The Maple Leaf
Vol. 16, Issue 02
The Battle of Paardeberg - Canadian victory in South Africa
Soldiers of the Royal Canadian Regiment of Infantry's Second Battalion cross Paardeburg Drift during the Boer War.
Hailed as a great feat of colonial arms at the dawn of the 20th century, the soldiers of 2nd
“Special Service” Battalion, The Royal Canadian Regiment of Infantry (RCRI) accepted the surrender of over 4,000 battle-hardened Boers at Paardeberg Drift, South Africa, in February 1900.
The British declared war in South Africa for numerous reasons, not least of which was the discovery of rich diamond and gold deposits in the area. Canada, politically torn between ethnic-linguistic lines to support or sit out the conflict, sent over 7,000 soldiers to support British arms in the southern hemisphere.
The warfighting practiced by the Boers challenged 19th century British military doctrine.
The Boers, descendents of 17th century Dutch colonists, outgunned, out-shot and out-manoeuvred the British Army, who viewed their adversaries contemptibly as a rabble.
Nothing could have been further from the truth.
The Boers knew the landscape like the back of their hand and used this knowledge to their advantage. They were also supplied the best weapons from their unofficial German government sponsor.
Although the Battle of Paardeberg was Canada’s first victory in an overseas war, less well-known is that of the six RCRI companies engaged in the final attack, panic ripped through the ranks and four companies retreated from the field, leaving their comrades to salvage the situation.
After marching 28 to 32 kilometres per day for a week and during the hottest month of the year – temperatures ranged from 40°C to 50°C – the Canadians suffered the punishing effects of dehydration.
The column arrived at the edge of the Modder River. Entrenched well beyond was General Piet Cronje and his Boer Army and it was at this juncture of the campaign – to take the Boer capital at Bloemfontein - that the Canadians were ordered to attack.
The RCRI came under fire over several kilometres out. To their credit, the Canadians improvised tactics by moving closer to the Boer position through fire and movement. Coming to within 400 metres of the Boers, the Canadians were pinned for the remainder of the day.
The results were appalling. The Boers used their Mauser rifles to great effect, killing 18, wounding 63, and reducing the RCRI’s effective strength by nine percent.
The British and Canadians spent the next eight days skirmishing and entrenching their positions, determined to defeat their enemy through a siege.

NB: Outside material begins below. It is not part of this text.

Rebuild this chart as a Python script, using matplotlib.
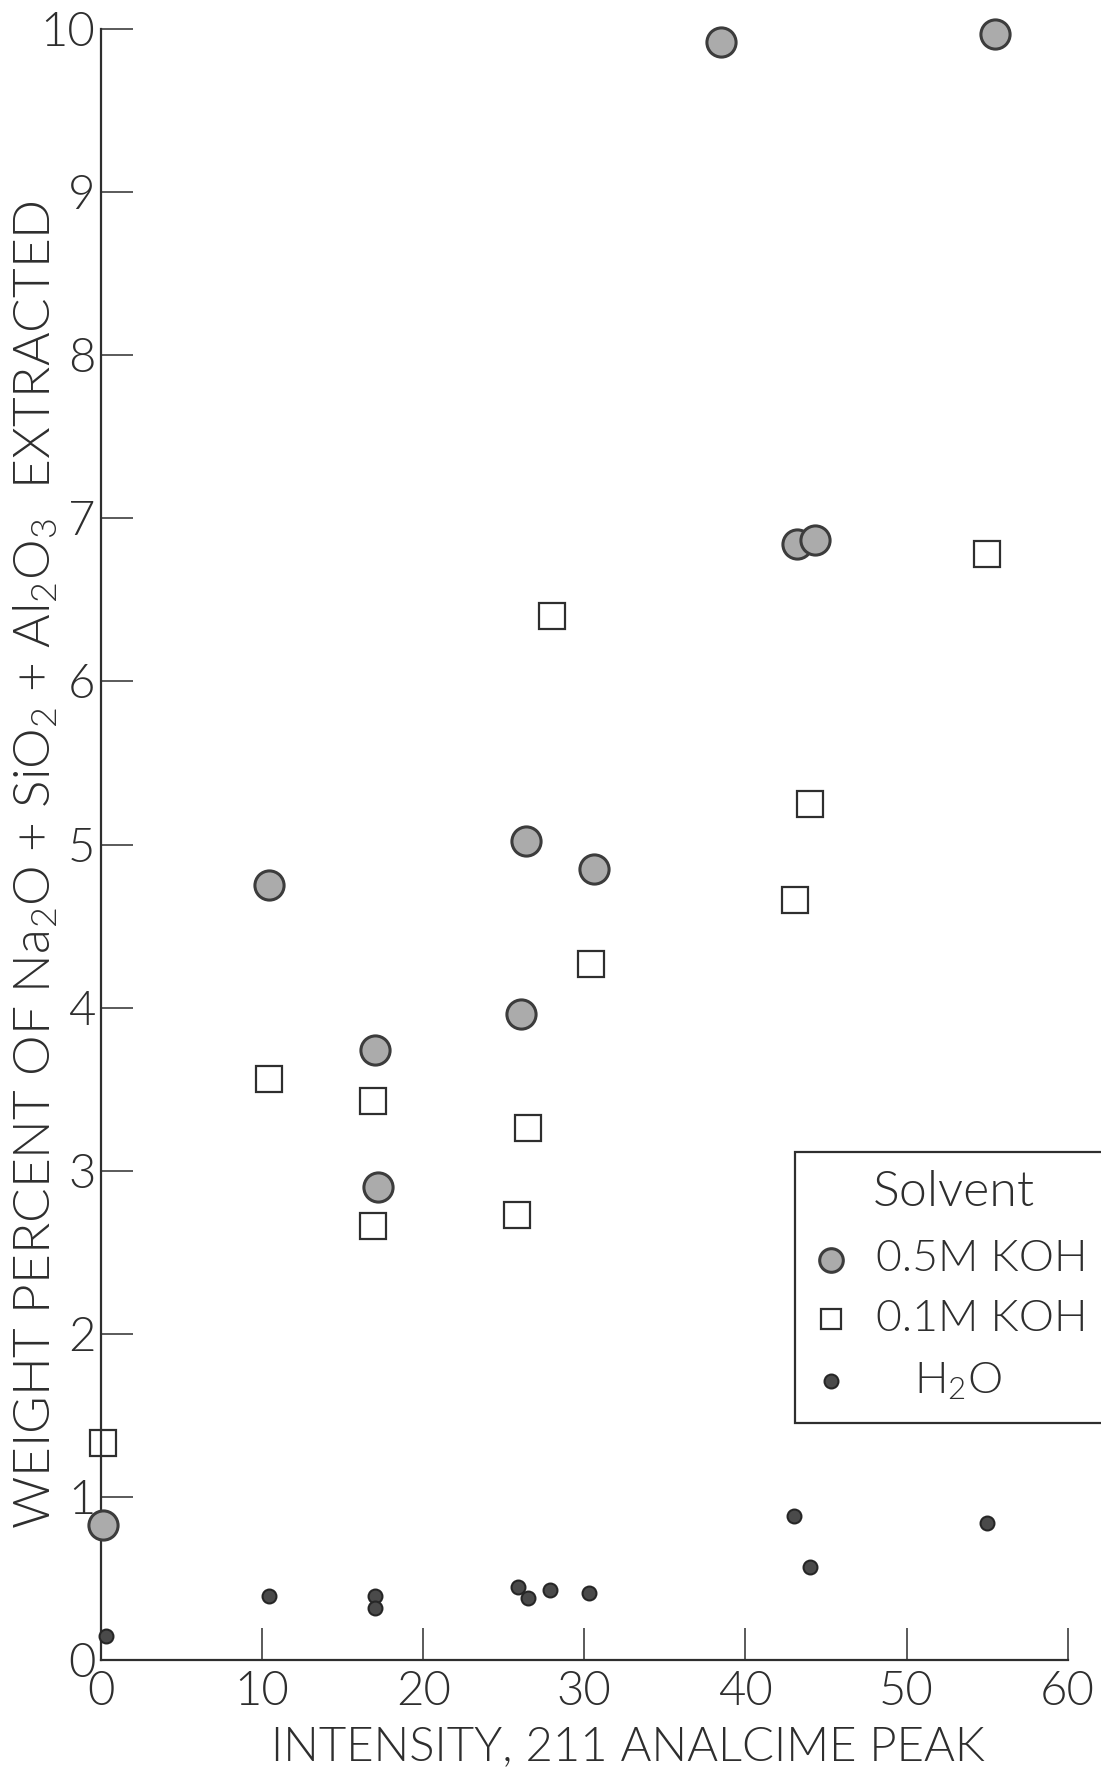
import matplotlib
matplotlib.use("Agg")
import matplotlib.pyplot as plt
from matplotlib.lines import Line2D
from matplotlib.patches import Rectangle

plt.rcParams['font.family'] = ['Lato', 'DejaVu Sans']
plt.rcParams['font.weight'] = 300
plt.rcParams['axes.labelweight'] = 300
plt.rcParams['mathtext.default'] = 'regular'

# 0.5M KOH solvent
koh05_x = [0.1, 10.4, 17.0, 17.2, 26.4, 26.05, 30.6, 38.5, 55.5, 43.2, 44.3]
koh05_y = [0.83, 4.75, 3.74, 2.90, 5.02, 3.96, 4.85, 9.92, 9.97, 6.84, 6.87]

# 0.1M KOH solvent
koh01_x = [0.1, 10.4, 16.9, 16.9, 25.8, 26.5, 28.0, 30.4, 43.1, 44.0, 55.0]
koh01_y = [1.33, 3.56, 3.43, 2.66, 2.73, 3.26, 6.40, 4.27, 4.66, 5.25, 6.78]

# water
h2o_x = [0.3, 10.4, 17.0, 17.0, 25.9, 26.5, 27.9, 30.3, 43.0, 44.0, 55.0]
h2o_y = [0.15, 0.39, 0.39, 0.32, 0.45, 0.38, 0.43, 0.41, 0.88, 0.57, 0.84]

xticks = [0, 10, 20, 30, 40, 50, 60]
yticks = [0, 1, 2, 3, 4, 5, 6, 7, 8, 9, 10]

ink = '#2e2e2e'
big_style = dict(marker='o', markersize=21, markerfacecolor='#ababab',
                 markeredgecolor='#3c3c3c', markeredgewidth=2.2, linestyle='none')
sq_style = dict(marker='s', markersize=19, markerfacecolor='none',
                markeredgecolor=ink, markeredgewidth=1.6, linestyle='none')
dot_style = dict(marker='o', markersize=10, markerfacecolor='#4a4a4a',
                 markeredgecolor='#262626', markeredgewidth=1.5, linestyle='none')

fig = plt.figure(figsize=(11.01, 17.72), dpi=100)
ax = fig.add_axes([0.0917, 0.0632, 0.878, 0.9204])

ax.plot(koh05_x, koh05_y, clip_on=False, zorder=3, **big_style)
ax.plot(koh01_x, koh01_y, clip_on=False, zorder=3, **sq_style)
ax.plot(h2o_x, h2o_y, clip_on=False, zorder=3, **dot_style)

ax.set_xlim(0, 60)
ax.set_ylim(0, 10)
ax.set_xticks(xticks)
ax.set_yticks(yticks)
ax.spines['top'].set_visible(False)
ax.spines['right'].set_visible(False)
for s in ['left', 'bottom']:
    ax.spines[s].set_color(ink)
    ax.spines[s].set_linewidth(1.6)
ax.tick_params(direction='in', length=23, width=1.1, color=ink,
               labelsize=34, labelcolor=ink)
ax.tick_params(axis='y', pad=4)
ax.tick_params(axis='x', pad=8)

# axis titles placed in figure coordinates
fig.text(0.570, 0.0141, 'INTENSITY, 211 ANALCIME PEAK', fontsize=34, color=ink,
         ha='center', va='center')
fig.text(0.032, 0.512, 'WEIGHT PERCENT OF Na$_2$O + SiO$_2$ + Al$_2$O$_3$  EXTRACTED',
         fontsize=37, color=ink, ha='center', va='center', rotation=90)

# legend box drawn by hand, runs off the right edge
fig.add_artist(Rectangle((0.722, 0.197), 0.3, 0.153, transform=fig.transFigure,
                         facecolor='white', edgecolor=ink, linewidth=1.6, zorder=5))
fig.text(0.866, 0.327, 'Solvent', fontsize=36, color=ink, ha='center', va='center', zorder=6)
rows = [(0.289, big_style, '0.5M KOH', 0.7956, 'left'),
        (0.2556, sq_style, '0.1M KOH', 0.7956, 'left'),
        (0.2207, dot_style, 'H$_2$O', 0.870, 'center')]
for y, st, label, tx, ha in rows:
    st = dict(st)
    if st['marker'] == 'o' and st['markersize'] > 15:
        st['markersize'] = 17
    if st['marker'] == 's':
        st['markersize'] = 15
    fig.add_artist(Line2D([0.755], [y], transform=fig.transFigure, zorder=6, **st))
    fig.text(tx, y, label, fontsize=32, color=ink, ha=ha, va='center', zorder=6)

fig.savefig('out.png', dpi=100)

Although the Boers were well-armed, they hadn’t planned on defending against a sustained siege. Low morale gripped the Afikan (African) troops, undoubtedly swayed by the presence of their families within their camp.
Sensing an advantage, British Field Marshall Frederick Roberts ordered the assault.

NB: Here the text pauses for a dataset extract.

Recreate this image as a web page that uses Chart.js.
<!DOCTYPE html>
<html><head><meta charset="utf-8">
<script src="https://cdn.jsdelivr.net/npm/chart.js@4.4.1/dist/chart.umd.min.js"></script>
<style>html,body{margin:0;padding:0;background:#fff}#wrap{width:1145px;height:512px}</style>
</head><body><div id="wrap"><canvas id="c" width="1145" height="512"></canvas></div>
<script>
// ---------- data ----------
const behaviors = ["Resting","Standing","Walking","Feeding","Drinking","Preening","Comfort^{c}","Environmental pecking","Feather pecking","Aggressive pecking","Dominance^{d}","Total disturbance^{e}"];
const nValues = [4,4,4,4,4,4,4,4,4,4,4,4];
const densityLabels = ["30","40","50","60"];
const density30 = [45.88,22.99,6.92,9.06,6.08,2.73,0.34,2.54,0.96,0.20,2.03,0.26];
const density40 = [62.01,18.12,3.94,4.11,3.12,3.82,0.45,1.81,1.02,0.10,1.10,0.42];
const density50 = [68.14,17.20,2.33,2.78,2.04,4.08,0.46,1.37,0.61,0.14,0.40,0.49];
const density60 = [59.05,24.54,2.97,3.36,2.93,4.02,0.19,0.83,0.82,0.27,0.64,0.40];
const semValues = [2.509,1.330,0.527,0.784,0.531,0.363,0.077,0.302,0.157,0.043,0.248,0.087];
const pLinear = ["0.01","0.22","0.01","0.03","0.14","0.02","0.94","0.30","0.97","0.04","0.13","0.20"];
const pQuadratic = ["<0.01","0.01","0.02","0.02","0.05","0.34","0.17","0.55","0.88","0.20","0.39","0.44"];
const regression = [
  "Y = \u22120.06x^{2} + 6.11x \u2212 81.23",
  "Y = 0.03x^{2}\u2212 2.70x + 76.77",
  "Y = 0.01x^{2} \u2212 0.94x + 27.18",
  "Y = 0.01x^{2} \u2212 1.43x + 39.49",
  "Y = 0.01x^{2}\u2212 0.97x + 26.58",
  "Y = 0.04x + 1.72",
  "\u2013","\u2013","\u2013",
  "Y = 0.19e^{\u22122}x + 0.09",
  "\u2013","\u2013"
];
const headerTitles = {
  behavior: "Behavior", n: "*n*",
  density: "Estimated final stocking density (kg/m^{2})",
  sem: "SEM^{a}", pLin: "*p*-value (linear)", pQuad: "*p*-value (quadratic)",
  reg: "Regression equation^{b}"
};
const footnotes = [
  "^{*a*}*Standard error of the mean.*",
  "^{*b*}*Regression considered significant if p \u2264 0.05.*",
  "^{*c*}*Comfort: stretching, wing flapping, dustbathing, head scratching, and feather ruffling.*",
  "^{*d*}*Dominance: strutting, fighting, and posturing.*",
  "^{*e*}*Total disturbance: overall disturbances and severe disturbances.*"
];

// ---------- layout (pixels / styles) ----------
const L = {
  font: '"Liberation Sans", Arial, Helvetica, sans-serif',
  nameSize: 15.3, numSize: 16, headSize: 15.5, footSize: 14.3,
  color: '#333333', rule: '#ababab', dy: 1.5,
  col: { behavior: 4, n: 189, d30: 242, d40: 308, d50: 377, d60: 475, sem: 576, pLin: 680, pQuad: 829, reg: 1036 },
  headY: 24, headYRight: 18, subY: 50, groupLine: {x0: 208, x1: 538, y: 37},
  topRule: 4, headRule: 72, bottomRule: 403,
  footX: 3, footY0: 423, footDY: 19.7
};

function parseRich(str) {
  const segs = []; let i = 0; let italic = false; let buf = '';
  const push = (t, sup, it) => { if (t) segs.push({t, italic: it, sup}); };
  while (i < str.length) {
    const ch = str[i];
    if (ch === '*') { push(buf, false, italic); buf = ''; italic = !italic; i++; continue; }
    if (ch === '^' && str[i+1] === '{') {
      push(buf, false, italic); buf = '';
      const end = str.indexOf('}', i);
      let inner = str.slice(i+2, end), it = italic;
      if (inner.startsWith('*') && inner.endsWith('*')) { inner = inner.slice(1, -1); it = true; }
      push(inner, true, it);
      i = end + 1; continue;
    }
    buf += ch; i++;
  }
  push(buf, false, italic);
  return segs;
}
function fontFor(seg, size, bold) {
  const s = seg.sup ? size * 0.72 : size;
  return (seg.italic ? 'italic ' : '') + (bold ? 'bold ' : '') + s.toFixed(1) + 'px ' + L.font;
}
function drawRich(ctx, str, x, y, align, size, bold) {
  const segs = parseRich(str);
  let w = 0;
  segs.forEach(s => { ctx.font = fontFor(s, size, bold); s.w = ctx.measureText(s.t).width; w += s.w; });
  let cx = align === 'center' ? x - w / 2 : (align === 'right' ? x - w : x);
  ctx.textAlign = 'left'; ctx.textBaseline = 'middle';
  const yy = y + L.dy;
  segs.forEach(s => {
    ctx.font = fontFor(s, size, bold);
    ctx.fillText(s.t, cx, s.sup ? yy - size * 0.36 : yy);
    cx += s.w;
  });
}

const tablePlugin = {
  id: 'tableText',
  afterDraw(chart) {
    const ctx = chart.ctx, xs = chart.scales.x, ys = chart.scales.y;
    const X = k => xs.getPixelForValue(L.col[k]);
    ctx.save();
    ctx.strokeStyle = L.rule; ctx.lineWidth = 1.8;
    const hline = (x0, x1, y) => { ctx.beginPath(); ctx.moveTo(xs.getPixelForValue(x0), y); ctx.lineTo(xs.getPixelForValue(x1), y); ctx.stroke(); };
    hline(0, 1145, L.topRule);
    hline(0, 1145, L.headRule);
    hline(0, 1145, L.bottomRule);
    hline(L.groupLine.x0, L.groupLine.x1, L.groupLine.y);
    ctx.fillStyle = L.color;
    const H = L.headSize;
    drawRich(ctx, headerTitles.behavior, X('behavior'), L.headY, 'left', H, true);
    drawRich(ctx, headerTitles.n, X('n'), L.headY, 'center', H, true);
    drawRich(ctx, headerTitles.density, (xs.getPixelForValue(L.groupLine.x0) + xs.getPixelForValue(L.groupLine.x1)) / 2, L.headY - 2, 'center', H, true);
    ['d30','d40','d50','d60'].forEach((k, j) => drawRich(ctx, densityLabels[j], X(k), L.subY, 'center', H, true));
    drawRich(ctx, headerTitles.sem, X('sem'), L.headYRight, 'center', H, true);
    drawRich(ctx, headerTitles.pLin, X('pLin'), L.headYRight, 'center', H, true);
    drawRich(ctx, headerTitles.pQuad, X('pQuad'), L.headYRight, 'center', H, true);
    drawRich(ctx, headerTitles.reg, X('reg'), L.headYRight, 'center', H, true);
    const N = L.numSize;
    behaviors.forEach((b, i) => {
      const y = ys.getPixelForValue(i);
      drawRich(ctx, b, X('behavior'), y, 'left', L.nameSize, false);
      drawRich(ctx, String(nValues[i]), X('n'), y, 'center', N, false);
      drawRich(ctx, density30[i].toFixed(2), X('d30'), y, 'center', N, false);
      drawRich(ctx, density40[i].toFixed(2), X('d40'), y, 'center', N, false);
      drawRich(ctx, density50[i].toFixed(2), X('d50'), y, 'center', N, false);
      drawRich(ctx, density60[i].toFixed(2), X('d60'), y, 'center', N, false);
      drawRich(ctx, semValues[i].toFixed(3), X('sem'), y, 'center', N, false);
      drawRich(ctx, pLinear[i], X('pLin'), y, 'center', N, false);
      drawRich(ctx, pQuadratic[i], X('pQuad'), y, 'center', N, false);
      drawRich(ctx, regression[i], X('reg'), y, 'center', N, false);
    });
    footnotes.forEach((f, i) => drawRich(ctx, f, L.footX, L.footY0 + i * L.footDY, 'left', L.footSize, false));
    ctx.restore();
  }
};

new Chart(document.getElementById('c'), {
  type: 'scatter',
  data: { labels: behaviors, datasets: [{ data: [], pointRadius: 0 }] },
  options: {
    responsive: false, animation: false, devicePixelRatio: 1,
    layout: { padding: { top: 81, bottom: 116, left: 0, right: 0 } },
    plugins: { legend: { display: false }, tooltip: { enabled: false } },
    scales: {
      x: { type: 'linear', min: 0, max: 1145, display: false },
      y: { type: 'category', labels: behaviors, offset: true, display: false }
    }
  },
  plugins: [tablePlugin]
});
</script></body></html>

The RCRI formed the leading force with British troops in support. At 2 a.m., the Canadians crept forward. After 45 minutes of unimpeded advance, Boer piquets opened fire and the battle was on. For 15 minutes, a hot exchange between the two opposing forces ensued.

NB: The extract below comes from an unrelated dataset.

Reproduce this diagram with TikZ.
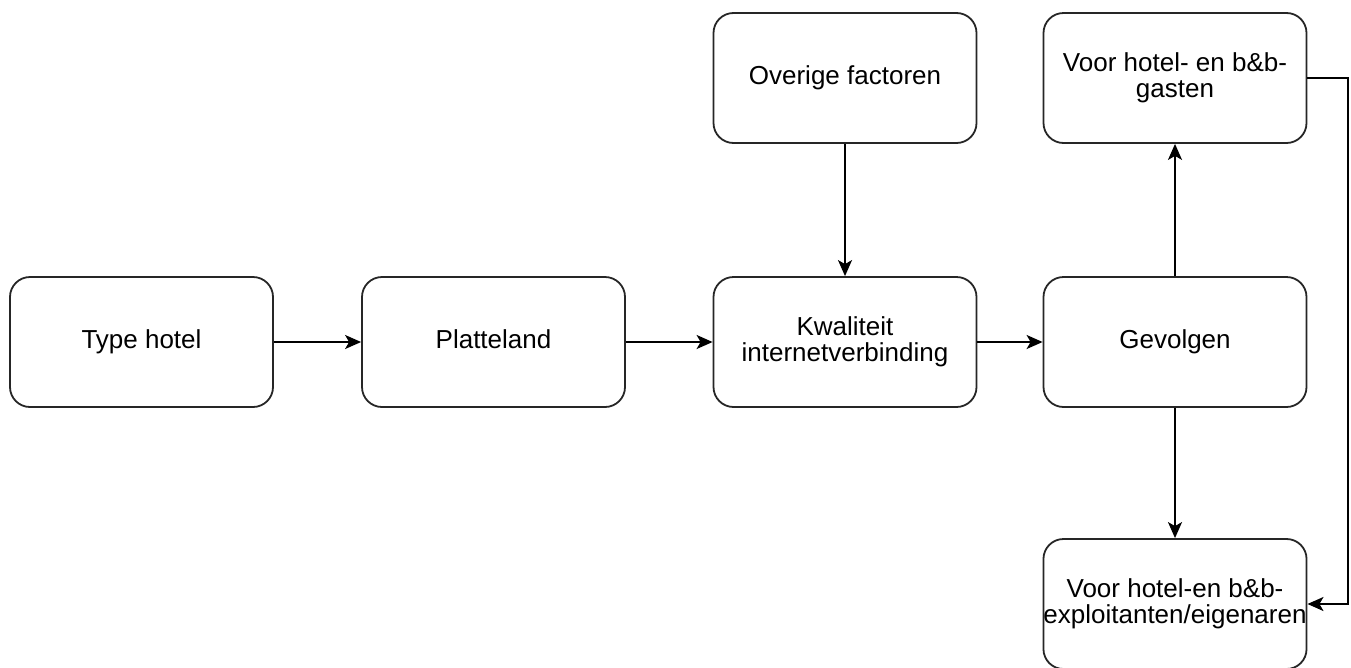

But without warning, four of six assaulting companies fled the field. After the war, soldiers recounted the horrifying experiences of the initial assault and these thoughts gripped their minds in the midst of this final offensive. They returned to the cover of their siege trenches apparently hearing the order “retire and bring back your wounded”. The two remaining companies continued to fire sporadically, deceiving their enemy as to the true nature of the Canadian retreat.
As the guns fell silent, the Boers crept out of their trenches to investigate. They were met by the combined fire of the two remaining companies. By sun-up, the Boers waved the white flag surrendering to the Canadians.
Heroes of the Empire
In an instant, a legend was born. When the British commanders lauded the Canadians as the heroes of the Empire, the soldiers participating in the fight were somewhat embarrassed by the headlines.
Yet Paardeberg was the first British victory in the Boer War. And the Canadians’ role in the victory was immediately seized by the British who used it as a tool for greater imperial involvement in South Africa.
Although Paardeberg opened the road to a conventional surrender of the Boers later that spring, some Boer military leaders in the field chose to wage war in a strung-out partisan insurgency. It was a bitter period in British and Canadian military history.
But at the end of February 1900, Canadians and the British Empire exulted in the RCRI’s victory at Paardeberg.